No one has swooped in yet, but foreign investors have started looking at smaller, high-quality buildings in the tony West End.
Assuming these signs of life do lead to sales, it would be good news not just for London but for the New York office market, which has generally followed London's office market lead in the past two years.
In the first half of 2007, London had the strongest office market on the planet. Demand was so high that the average capitalization rate — the initial yield to buyers based on the purchase price — fell below the cost of money, reports Mat Oakley, head of commercial research at Savills property consultants in London. In January 2007, yields were only 3.5% in the tony West End, and about 4.5% in the City, London's financial center, against an interest rate of 5.25%.
That summer prices began to fall in London, and by October 2007 cap rates began to rise. About six months later, cap rates in Midtown Manhattan also turned upward, reports Real Capital Analytics.
Even before the credit crunch hit, a local price bubble had begun to pop, Oakley says. The credit crunch aggravated that pressure, raising the cost of capital, pushing down transactions, and sending cap rates flying.
Currently, London office cap rates range from about 6% in the West End to as high as 7% in the City, says Oakley, and prices have fallen as much as 50%. Meanwhile, Cushman & Wakefield estimates prices in New York are down at least 30% over the same period.
The buyers casing London these days are mostly non-sterling investors, drawn in part by bargains created by the shrinking British pound, Oakley says. A pound is now worth about €1.13, down from €1.33 a year ago. Against the dollar, the decline is even steeper, down from $1.97 to $1.44.
Most of the shoppers are either equity-rich, or locked in financing some time ago. German open- and closed-end funds are leading the charge, followed by Middle Easterners, Russians, a few Americans, and a handful of global funds, including major pension funds and insurance companies.
Most have set their sights on the top 20% of the market: dream buildings that sell for less than £50 million (U.S. $70 million), are 100% occupied on 10-year leases, and have rent reviews every five years that can only be adjusted upward, Oakley says.

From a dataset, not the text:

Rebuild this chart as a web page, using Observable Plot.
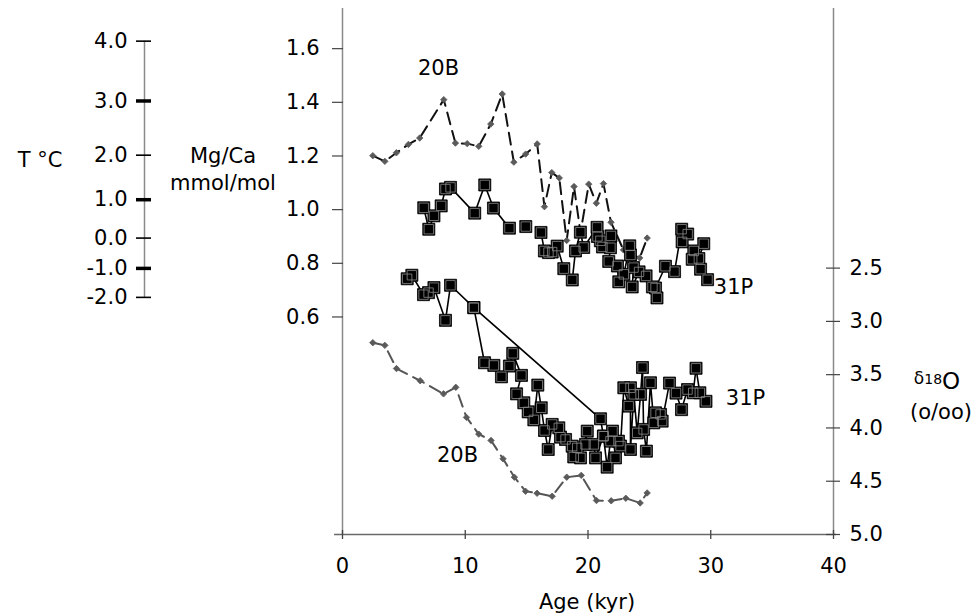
<!DOCTYPE html>
<html>
<head>
<meta charset="utf-8">
<script src="https://cdn.jsdelivr.net/npm/d3@7"></script>
<script src="https://cdn.jsdelivr.net/npm/@observablehq/plot@0.6"></script>
<style>
  body { margin: 0; background: #fff; }
  svg { display: block; }
</style>
</head>
<body>
<div id="chart"></div>
<script>
// ---------------- DATA ----------------
// Mg/Ca (mmol/mol), core 20B
const mg20B_age = [2.47,3.45,4.39,5.37,6.29,8.25,9.20,10.16,11.10,12.08,13.01,13.96,14.92,15.86,16.45,17.05,17.66,18.26,18.86,19.39,20.06,20.68,21.26,21.87,22.89,24.21,24.82];
const mg20B_val = [1.201,1.180,1.212,1.243,1.267,1.410,1.248,1.246,1.236,1.319,1.431,1.177,1.207,1.245,1.011,1.138,1.118,0.885,1.086,0.914,1.095,1.024,1.097,0.953,0.850,0.820,0.894];

// Mg/Ca (mmol/mol), core 31P (null = break in the line)
const mg31P_age = [6.62,7.03,7.45,8.04,8.39,8.80,10.77,11.59,12.30,13.60,null,14.93,null,16.17,16.45,16.78,17.08,17.49,18.03,18.72,18.98,19.38,19.65,20.74,20.77,21.01,21.18,21.87,21.83,21.69,22.40,22.51,22.92,23.40,23.46,23.71,23.60,24.16,24.73,25.25,25.62,25.50,26.31,27.05,27.63,28.12,27.67,28.62,28.49,29.43,29.03,29.17,29.74];
const mg31P_val = [1.007,0.927,0.977,1.014,1.077,1.083,0.987,1.092,1.006,0.931,null,0.937,null,0.915,0.846,0.840,0.842,0.864,0.780,0.738,0.846,0.916,0.859,0.934,0.900,0.884,0.861,0.902,0.858,0.807,0.790,0.731,0.759,0.865,0.831,0.784,0.712,0.768,0.753,0.712,0.671,0.708,0.789,0.769,0.927,0.909,0.880,0.846,0.815,0.873,0.818,0.778,0.739];

// delta18O (o/oo), core 31P (null = break in the line)
const d31P_age = [5.27,5.65,6.60,7.01,7.45,8.39,8.80,10.70,21.02,21.26,21.56,21.83,22.00,22.24,22.48,22.65,22.92,23.32,23.46,23.46,23.73,24.01,24.28,24.44,24.53,24.76,25.09,25.36,25.50,25.91,26.04,26.64,27.17,27.62,28.11,28.57,28.80,29.11,29.61,null,
  10.70,11.57,12.33,12.95,13.60,13.87,14.58,14.18,14.77,15.13,15.59,15.91,16.19,16.46,16.76,17.08,17.62,17.76,18.17,18.71,18.84,19.12,19.39,19.94,19.80,20.47,20.61,21.26];
const d31P_val = [2.600,2.567,2.749,2.730,2.683,2.990,2.661,2.871,3.914,4.077,4.368,4.124,4.030,4.281,4.124,4.170,3.623,3.795,3.623,4.202,3.685,4.046,3.685,3.433,4.014,4.218,3.576,3.952,3.858,3.873,3.936,3.579,3.673,3.828,3.640,3.670,3.440,3.670,3.750,null,
  2.871,3.388,3.413,3.520,3.419,3.300,3.507,3.680,3.764,3.849,3.924,3.598,3.811,4.024,4.202,3.967,3.999,4.086,4.108,4.171,4.272,4.187,4.281,4.030,4.155,4.155,4.281,4.077];

// delta18O (o/oo), core 20B
const d20B_age = [2.47,3.45,4.40,6.33,8.23,9.23,10.10,11.10,12.10,13.08,14.00,14.91,15.85,17.08,18.27,19.45,20.69,21.89,23.08,24.25,24.82];
const d20B_val = [3.200,3.225,3.443,3.557,3.680,3.619,3.901,4.058,4.117,4.290,4.462,4.594,4.613,4.641,4.462,4.445,4.681,4.684,4.660,4.704,4.610];

// axes ticks
const xTicks = [0, 10, 20, 30, 40];
const mgTicks = [0.6, 0.8, 1.0, 1.2, 1.4, 1.6];
const d18Ticks = [2.5, 3.0, 3.5, 4.0, 4.5, 5.0];
const tLabels = ["4.0", "3.0", "2.0", "1.0", "0.0", "-1.0", "-2.0"];
const tMgPos  = [1.628, 1.405, 1.203, 1.037, 0.894, 0.781, 0.673];  // Mg/Ca equivalent of each T tick
const tBold   = [false, true, false, true, false, true, false];

// series labels
const seriesLabels = [
  {text: "20B", x: 7.82, mg: 1.526},
  {text: "31P", x: 31.85, mg: 0.712},
  {text: "20B", x: 9.37, d18: 4.256},
  {text: "31P", x: 32.83, d18: 3.72}
];

// ---------------- CHART ----------------
const FONT = "DejaVu Sans, sans-serif";
const FS = 21;
const yDom = [-0.2108, 1.7497];
// map delta18O values onto the Mg/Ca vertical scale (secondary right axis)
const d2y = d3.scaleLinear().domain([5.0, 2.5]).range([-0.2108, 0.7821]);

const rows = (ages, vals, conv = v => v) =>
  ages.map((a, i) => ({x: a, y: vals[i] == null ? null : conv(vals[i])}));

const mg20B = rows(mg20B_age, mg20B_val);
const mg31P = rows(mg31P_age, mg31P_val);
const d31P = rows(d31P_age, d31P_val, d2y);
const d20B = rows(d20B_age, d20B_val, d2y);
const tTicks = tLabels.map((l, i) => ({label: l, y: tMgPos[i], bold: tBold[i]}));
const labs = seriesLabels.map(d => ({text: d.text, x: d.x, y: d.mg != null ? d.mg : d2y(d.d18)}));

const squares = data => [
  Plot.dot(data, {x: "x", y: "y", symbol: "square", r: 6.8, fill: "#000", stroke: "#000", strokeWidth: 0.8}),
  Plot.dot(data, {x: "x", y: "y", symbol: "square", r: 5.3, fill: "none", stroke: "#8c8c8c", strokeWidth: 0.8})
];

const svg = Plot.plot({
  width: 976, height: 616,
  marginLeft: 342, marginRight: 143, marginTop: 8, marginBottom: 82,
  x: {domain: [0, 40], axis: null},
  y: {domain: yDom, axis: null},
  style: {fontFamily: FONT, background: "#fff", color: "#000"},
  marks: [
    // frame axis lines
    Plot.ruleX([0, 40], {stroke: "#8a8a8a", strokeWidth: 1.5}),
    Plot.ruleY([yDom[0]], {x1: -0.65, x2: 40.25, stroke: "#6a6a6a", strokeWidth: 1.5}),

    // x axis
    Plot.ruleX(xTicks, {y1: yDom[0], y2: yDom[0], insetTop: -4, insetBottom: -5, stroke: "#444", strokeWidth: 1.3}),
    Plot.text(xTicks, {x: d => d, y: () => yDom[0], dy: 32, text: d => String(d), fontSize: FS, fill: "#000"}),

    // left Mg/Ca axis
    Plot.ruleY(mgTicks, {y: d => d, x1: () => 0, x2: () => 0, insetLeft: -10, insetRight: -1, stroke: "#444", strokeWidth: 1.2}),
    Plot.text(mgTicks, {x: () => 0, y: d => d, dx: -23, text: d => d.toFixed(1), textAnchor: "end", fontSize: FS, fill: "#000"}),

    // right delta18O axis
    Plot.ruleY(d18Ticks, {y: d => d2y(d), x1: () => 40, x2: () => 40, insetLeft: -7, insetRight: -7, stroke: "#444", strokeWidth: 1.2}),
    Plot.text(d18Ticks, {x: () => 40, y: d => d2y(d), dx: 16, text: d => d.toFixed(1), textAnchor: "start", fontSize: FS, fill: "#000"}),

    // temperature axis (far left)
    Plot.ruleX([0], {y1: tMgPos[tMgPos.length - 1], y2: tMgPos[0], dx: -198, stroke: "#8a8a8a", strokeWidth: 1.5}),
    Plot.ruleY(tTicks, {y: "y", x1: () => 0, x2: () => 0, insetLeft: -206, insetRight: 191, stroke: "#000", strokeWidth: d => d.bold ? 3.5 : 1.6}),
    Plot.text(tTicks, {x: () => 0, y: "y", dx: -215, text: "label", textAnchor: "end", fontSize: FS, fill: "#000"}),

    // Mg/Ca 20B
    Plot.line(mg20B, {x: "x", y: "y", stroke: "#111", strokeWidth: 2, strokeDasharray: "12,7"}),
    Plot.dot(mg20B, {x: "x", y: "y", symbol: "diamond2", r: 2.9, fill: "#5a5a5a", stroke: "#5a5a5a", strokeWidth: 0.8}),

    // Mg/Ca 31P
    Plot.line(mg31P, {x: "x", y: "y", stroke: "#000", strokeWidth: 1.6}),
    ...squares(mg31P),

    // delta18O 31P
    Plot.line(d31P, {x: "x", y: "y", stroke: "#000", strokeWidth: 1.6}),
    ...squares(d31P),

    // delta18O 20B
    Plot.line(d20B, {x: "x", y: "y", stroke: "#555", strokeWidth: 2, strokeDasharray: "12,7"}),
    Plot.dot(d20B, {x: "x", y: "y", symbol: "diamond2", r: 2.9, fill: "#5a5a5a", stroke: "#5a5a5a", strokeWidth: 0.8}),

    // series labels
    Plot.text(labs, {x: "x", y: "y", text: "text", fontSize: FS, fill: "#000"})
  ]
});

const s = d3.select(svg);
const addText = (x, y, txt, size, anchor = "middle") =>
  s.append("text").attr("x", x).attr("y", y).attr("text-anchor", anchor)
   .attr("font-family", FONT).attr("font-size", size).attr("fill", "#000").text(txt);

addText(40, 167, "T \u00B0C", FS);
addText(223, 163, "Mg/Ca", FS);
addText(223, 190, "mmol/mol", FS);
addText(587, 609, "Age (kyr)", FS);
addText(941, 419, "(o/oo)", FS);
const dl = s.append("text").attr("x", 937).attr("y", 389).attr("text-anchor", "middle")
  .attr("font-family", FONT).attr("fill", "#000");
dl.append("tspan").attr("font-size", 17).attr("dy", -5).text("\u03B4");
dl.append("tspan").attr("font-size", 14).attr("dy", 0).text("18");
dl.append("tspan").attr("font-size", 23).attr("dy", 5).text("O");

document.getElementById("chart").appendChild(svg);
</script>
</body>
</html>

Bill Page, an analyst for Jones Lang LaSalle, pegs the sweet spot at closer to £10 million (U.S. $14 million). Still, even 10 years of guaranteed rent at a 6% or 7% cap rate isn't enough to get many to buy.
But not even 10 years of guaranteed rent at a 6% or 7% cap rate is enough to close many deals.
Bottom still to come?
What are they waiting for? The chance for even bigger bargains. “There's more to come, but less aggressive and less speedy than we've seen over the last 18 months,” Page predicts.
Page forecasts prime office space won't bottom out until the third or fourth quarter of this year, and secondary space probably not until sometime in 2010.
Cushman & Wakefield estimates that rents for Class-A office in the city fell 20% in 2008. They now stand at £52.50 per sq. ft., roughly U.S. $70, and Cushman expects them to fall another 14% in 2009. In the West End, meanwhile, rents are down 23% and incentives are triple what they were in the downturn 12 years ago.
One rare bright spot is that the overall office vacancy rate is still around 5%, according to brokerage CB Richard Ellis, and should not climb all that much. The credit crunch killed a number of plans for skyscrapers, and there is little new supply in the pipeline.
“Once the investment markets have stabilized,” says Oakley, “the vacancy rates are going to come down quite fast and rents will recover quite fast.”